- [ROWS]:
┄┄┄┄┄┄┄┄┄┄

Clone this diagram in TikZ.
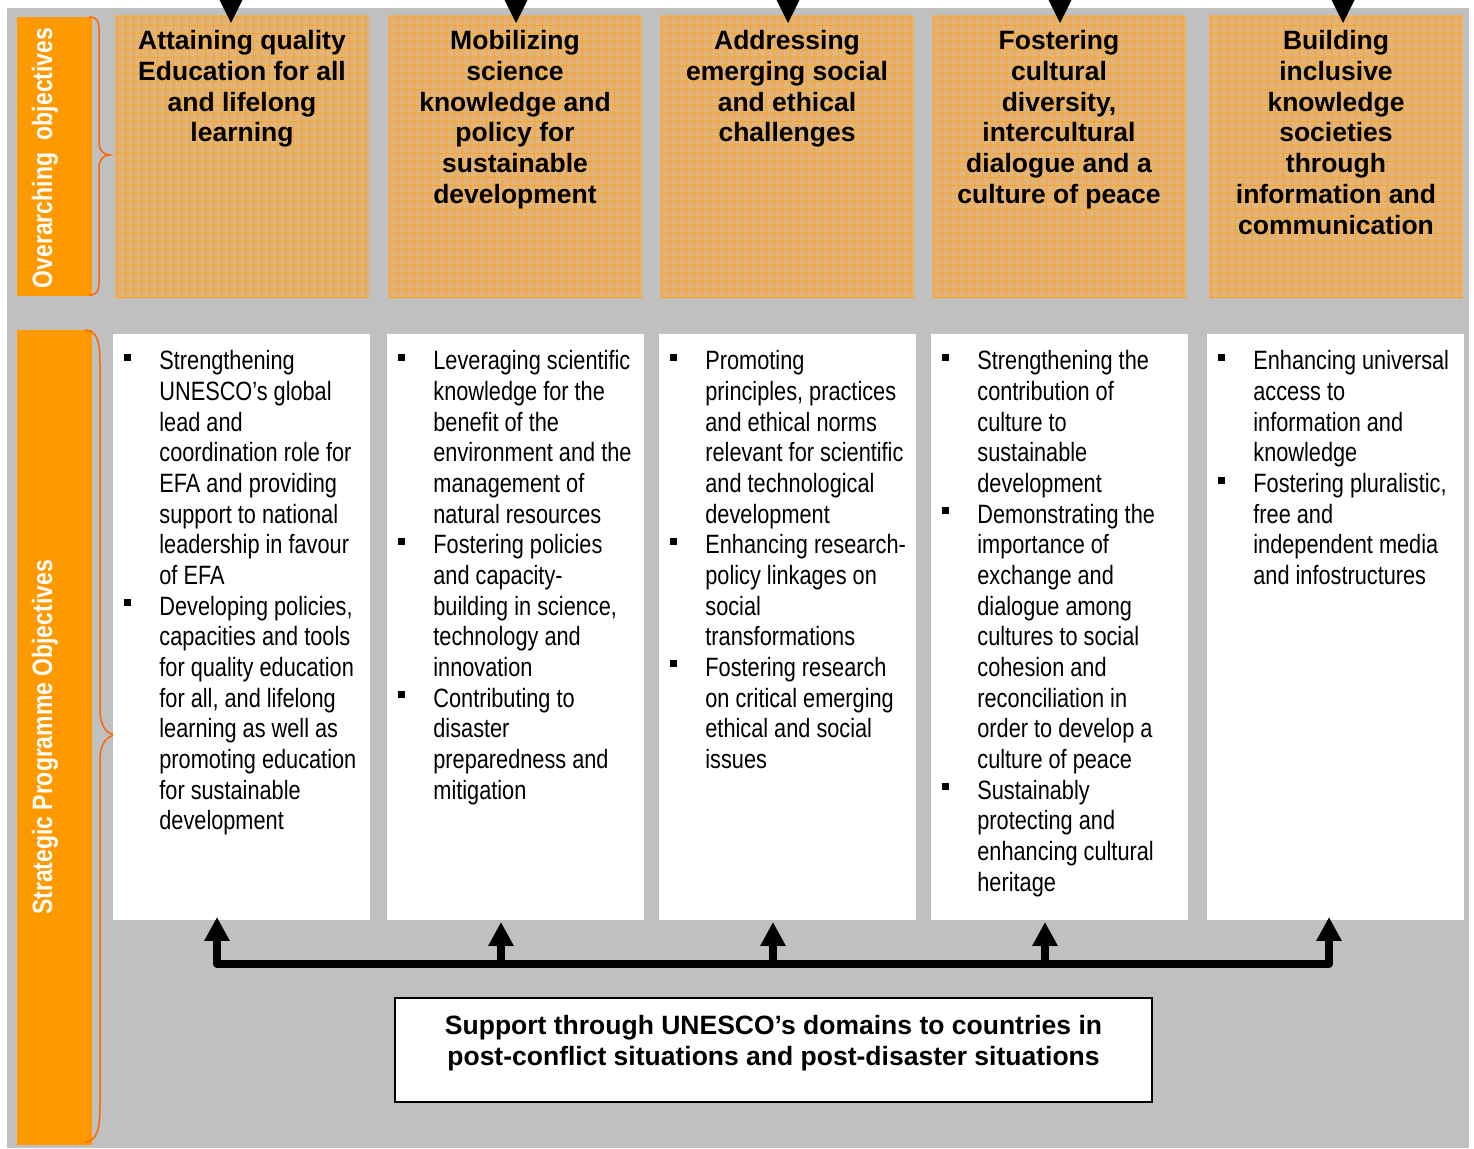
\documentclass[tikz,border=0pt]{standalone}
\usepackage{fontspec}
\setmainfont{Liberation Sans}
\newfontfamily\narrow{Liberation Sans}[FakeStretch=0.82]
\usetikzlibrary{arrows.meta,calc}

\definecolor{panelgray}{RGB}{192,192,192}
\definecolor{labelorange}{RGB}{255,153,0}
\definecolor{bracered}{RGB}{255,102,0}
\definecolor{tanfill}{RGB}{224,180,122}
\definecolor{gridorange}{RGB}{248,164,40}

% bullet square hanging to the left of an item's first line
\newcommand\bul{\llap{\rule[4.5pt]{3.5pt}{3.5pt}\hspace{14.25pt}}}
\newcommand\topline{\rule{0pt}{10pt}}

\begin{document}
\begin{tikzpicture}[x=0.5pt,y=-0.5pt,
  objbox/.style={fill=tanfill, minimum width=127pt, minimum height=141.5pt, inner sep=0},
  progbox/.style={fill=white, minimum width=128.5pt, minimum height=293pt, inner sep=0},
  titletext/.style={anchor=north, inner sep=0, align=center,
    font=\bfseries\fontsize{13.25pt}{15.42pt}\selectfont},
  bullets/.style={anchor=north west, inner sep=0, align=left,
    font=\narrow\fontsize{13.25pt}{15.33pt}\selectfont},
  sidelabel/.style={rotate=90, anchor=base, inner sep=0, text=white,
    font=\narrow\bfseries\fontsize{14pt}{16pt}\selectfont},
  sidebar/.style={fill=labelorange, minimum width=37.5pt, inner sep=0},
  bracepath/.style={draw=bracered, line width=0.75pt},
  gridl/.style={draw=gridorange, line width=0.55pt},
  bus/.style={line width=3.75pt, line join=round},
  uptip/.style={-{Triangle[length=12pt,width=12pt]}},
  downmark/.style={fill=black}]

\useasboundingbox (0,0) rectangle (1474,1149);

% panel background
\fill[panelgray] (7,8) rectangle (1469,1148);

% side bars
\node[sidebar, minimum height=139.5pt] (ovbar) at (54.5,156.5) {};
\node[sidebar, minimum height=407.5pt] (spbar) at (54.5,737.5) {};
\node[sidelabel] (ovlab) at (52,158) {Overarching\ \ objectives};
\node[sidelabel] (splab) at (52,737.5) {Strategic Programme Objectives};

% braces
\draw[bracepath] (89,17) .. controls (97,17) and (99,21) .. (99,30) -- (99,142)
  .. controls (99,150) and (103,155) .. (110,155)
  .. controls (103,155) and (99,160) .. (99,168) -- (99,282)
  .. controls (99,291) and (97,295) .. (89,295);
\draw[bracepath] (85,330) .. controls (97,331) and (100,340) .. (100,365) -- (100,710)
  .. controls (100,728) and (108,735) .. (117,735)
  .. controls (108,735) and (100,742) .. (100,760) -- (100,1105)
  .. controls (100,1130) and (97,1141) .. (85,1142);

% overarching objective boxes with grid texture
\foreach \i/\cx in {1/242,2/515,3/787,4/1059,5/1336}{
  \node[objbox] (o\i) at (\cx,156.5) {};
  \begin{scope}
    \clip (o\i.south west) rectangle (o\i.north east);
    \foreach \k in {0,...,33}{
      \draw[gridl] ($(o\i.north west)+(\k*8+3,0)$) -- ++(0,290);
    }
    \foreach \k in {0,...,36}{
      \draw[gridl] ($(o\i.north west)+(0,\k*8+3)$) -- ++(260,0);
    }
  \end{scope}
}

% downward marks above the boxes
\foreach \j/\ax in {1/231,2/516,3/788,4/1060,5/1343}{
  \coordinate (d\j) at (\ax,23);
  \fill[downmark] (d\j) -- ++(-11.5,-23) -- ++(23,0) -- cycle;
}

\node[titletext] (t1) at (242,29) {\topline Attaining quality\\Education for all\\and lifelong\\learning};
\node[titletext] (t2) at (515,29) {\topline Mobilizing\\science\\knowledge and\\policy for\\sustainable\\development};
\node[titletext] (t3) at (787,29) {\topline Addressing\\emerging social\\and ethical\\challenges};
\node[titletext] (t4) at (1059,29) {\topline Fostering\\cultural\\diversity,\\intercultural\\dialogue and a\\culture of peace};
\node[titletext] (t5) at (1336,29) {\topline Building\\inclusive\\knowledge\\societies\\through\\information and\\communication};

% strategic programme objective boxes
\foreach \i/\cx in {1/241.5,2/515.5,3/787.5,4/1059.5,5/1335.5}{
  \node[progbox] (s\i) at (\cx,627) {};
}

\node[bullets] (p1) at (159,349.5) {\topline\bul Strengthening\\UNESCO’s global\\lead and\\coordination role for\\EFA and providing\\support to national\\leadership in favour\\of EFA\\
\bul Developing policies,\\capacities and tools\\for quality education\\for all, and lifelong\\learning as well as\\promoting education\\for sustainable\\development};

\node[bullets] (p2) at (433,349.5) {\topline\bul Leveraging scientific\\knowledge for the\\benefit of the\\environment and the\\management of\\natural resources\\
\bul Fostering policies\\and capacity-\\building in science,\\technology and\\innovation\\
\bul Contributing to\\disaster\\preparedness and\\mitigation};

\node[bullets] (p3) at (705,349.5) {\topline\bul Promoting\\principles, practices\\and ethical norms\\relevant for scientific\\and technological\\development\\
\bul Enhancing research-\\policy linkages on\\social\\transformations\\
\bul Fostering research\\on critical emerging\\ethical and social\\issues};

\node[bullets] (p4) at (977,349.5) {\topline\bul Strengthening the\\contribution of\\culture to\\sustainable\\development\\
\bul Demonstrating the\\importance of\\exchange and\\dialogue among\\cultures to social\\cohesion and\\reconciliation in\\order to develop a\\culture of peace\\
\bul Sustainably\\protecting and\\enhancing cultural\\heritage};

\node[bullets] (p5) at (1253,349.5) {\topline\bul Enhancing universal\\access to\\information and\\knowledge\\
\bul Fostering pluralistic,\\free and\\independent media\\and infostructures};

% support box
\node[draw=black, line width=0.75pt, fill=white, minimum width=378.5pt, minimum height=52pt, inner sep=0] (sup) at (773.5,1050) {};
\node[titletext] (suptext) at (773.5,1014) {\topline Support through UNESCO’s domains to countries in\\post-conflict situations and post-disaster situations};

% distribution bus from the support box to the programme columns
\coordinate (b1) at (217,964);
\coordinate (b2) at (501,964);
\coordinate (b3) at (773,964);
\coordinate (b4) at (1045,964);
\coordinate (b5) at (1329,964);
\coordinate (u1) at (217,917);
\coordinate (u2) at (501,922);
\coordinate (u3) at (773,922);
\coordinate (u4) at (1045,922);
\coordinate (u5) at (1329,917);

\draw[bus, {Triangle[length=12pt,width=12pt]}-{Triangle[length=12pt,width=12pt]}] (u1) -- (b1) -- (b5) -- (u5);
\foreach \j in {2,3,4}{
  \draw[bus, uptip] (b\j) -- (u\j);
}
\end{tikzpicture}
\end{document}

┄┄┄┄┄┄┄┄┄┄

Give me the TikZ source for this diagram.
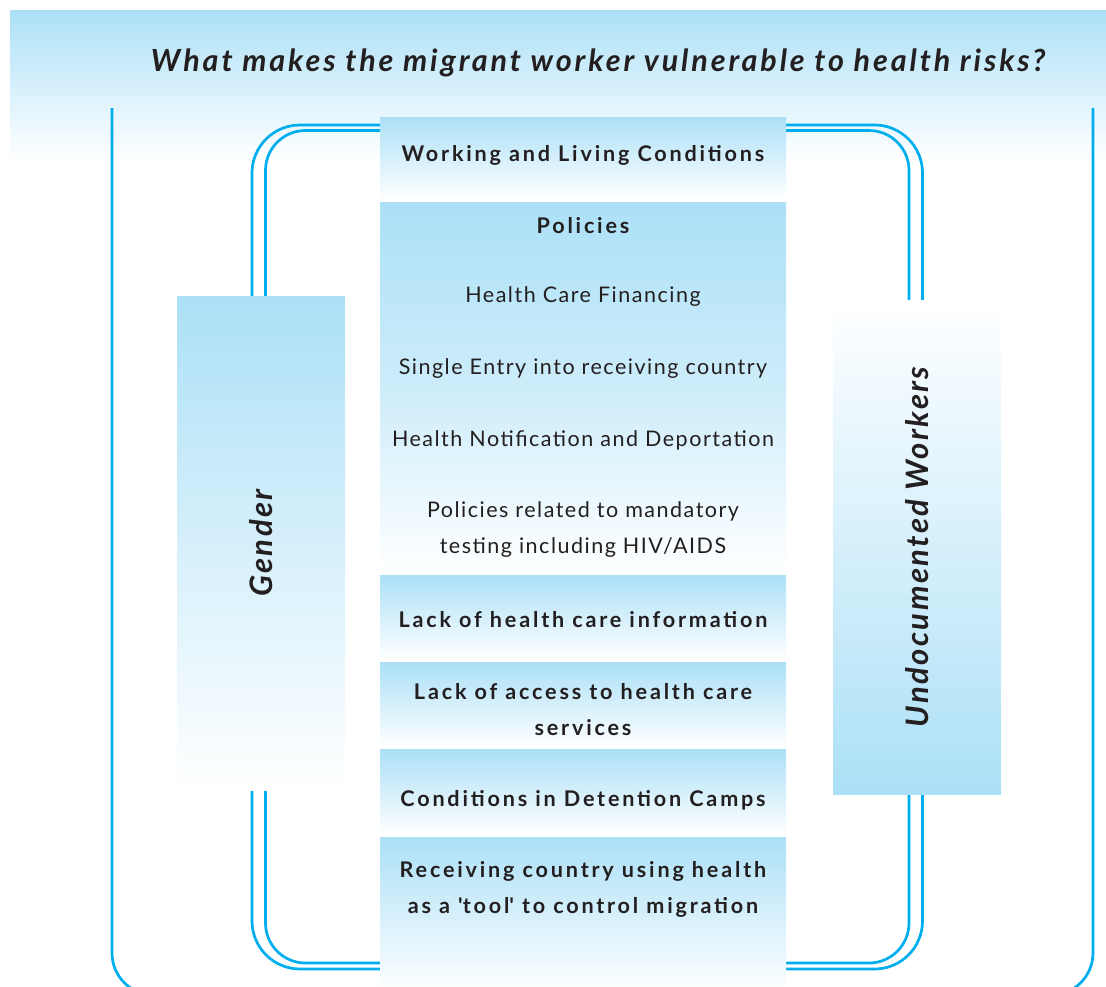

┄┄┄┄┄┄┄┄┄┄

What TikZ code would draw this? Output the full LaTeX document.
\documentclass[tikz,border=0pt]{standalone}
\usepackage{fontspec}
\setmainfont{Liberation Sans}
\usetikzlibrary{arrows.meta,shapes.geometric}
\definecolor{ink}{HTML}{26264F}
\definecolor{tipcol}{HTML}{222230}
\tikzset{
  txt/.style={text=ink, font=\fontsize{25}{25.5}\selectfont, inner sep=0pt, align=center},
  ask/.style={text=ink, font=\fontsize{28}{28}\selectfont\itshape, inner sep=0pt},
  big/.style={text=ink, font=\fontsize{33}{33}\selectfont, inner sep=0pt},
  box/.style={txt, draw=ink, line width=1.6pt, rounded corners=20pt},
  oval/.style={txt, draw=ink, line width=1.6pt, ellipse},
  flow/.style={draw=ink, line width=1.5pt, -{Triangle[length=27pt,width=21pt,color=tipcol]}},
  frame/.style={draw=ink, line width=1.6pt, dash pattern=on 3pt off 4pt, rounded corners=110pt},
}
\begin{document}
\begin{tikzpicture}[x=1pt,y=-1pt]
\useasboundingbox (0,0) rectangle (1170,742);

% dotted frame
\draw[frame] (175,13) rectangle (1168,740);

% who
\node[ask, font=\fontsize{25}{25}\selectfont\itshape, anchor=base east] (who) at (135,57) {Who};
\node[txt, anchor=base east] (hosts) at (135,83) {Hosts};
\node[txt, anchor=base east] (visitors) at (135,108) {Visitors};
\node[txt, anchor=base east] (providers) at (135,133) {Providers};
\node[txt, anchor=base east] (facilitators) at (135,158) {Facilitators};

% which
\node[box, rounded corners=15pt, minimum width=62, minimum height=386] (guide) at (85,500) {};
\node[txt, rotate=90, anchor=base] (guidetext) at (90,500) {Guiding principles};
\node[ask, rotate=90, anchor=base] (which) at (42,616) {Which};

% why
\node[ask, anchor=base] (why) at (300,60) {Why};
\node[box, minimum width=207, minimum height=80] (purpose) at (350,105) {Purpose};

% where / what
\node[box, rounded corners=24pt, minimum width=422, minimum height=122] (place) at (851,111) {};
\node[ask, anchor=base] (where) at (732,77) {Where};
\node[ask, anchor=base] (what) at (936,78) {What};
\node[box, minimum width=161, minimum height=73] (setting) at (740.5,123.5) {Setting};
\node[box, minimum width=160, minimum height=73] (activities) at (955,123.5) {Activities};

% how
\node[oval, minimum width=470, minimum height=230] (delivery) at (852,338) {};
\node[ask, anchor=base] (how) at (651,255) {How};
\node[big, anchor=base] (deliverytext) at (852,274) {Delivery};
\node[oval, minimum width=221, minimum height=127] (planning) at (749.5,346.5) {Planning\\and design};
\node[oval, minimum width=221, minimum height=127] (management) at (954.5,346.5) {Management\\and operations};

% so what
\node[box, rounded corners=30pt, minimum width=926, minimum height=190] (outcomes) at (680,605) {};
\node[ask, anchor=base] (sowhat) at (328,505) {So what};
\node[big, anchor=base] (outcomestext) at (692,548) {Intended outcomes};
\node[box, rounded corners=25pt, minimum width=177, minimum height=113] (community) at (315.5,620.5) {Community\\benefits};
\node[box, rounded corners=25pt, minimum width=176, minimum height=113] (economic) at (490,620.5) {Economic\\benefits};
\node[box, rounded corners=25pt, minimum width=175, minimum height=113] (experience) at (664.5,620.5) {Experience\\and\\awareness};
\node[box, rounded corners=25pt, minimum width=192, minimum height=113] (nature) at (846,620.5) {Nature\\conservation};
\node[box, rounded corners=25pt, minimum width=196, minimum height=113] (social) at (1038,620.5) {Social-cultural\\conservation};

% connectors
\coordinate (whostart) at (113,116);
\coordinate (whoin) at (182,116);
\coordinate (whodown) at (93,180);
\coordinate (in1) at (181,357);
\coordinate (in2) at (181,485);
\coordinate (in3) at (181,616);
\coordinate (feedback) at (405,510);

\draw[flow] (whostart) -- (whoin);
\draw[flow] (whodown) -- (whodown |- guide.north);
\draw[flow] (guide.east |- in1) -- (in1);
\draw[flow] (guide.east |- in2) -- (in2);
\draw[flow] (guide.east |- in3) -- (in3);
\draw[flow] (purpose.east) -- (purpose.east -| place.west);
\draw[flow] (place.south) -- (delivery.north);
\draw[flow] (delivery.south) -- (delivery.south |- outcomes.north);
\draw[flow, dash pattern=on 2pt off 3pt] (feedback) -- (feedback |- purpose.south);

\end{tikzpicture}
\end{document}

┄┄┄┄┄┄┄┄┄┄

- [AIM OF THE TASK]: Reproduce the lines exactly, taking as the first line the one with "What TikZ code" and as the last line the one with "(0,0) rectangle (1170,742);", and include nothing else.

- [FINAL RESULT]:
What TikZ code would draw this? Output the full LaTeX document.
\documentclass[tikz,border=0pt]{standalone}
\usepackage{fontspec}
\setmainfont{Liberation Sans}
\usetikzlibrary{arrows.meta,shapes.geometric}
\definecolor{ink}{HTML}{26264F}
\definecolor{tipcol}{HTML}{222230}
\tikzset{
  txt/.style={text=ink, font=\fontsize{25}{25.5}\selectfont, inner sep=0pt, align=center},
  ask/.style={text=ink, font=\fontsize{28}{28}\selectfont\itshape, inner sep=0pt},
  big/.style={text=ink, font=\fontsize{33}{33}\selectfont, inner sep=0pt},
  box/.style={txt, draw=ink, line width=1.6pt, rounded corners=20pt},
  oval/.style={txt, draw=ink, line width=1.6pt, ellipse},
  flow/.style={draw=ink, line width=1.5pt, -{Triangle[length=27pt,width=21pt,color=tipcol]}},
  frame/.style={draw=ink, line width=1.6pt, dash pattern=on 3pt off 4pt, rounded corners=110pt},
}
\begin{document}
\begin{tikzpicture}[x=1pt,y=-1pt]
\useasboundingbox (0,0) rectangle (1170,742);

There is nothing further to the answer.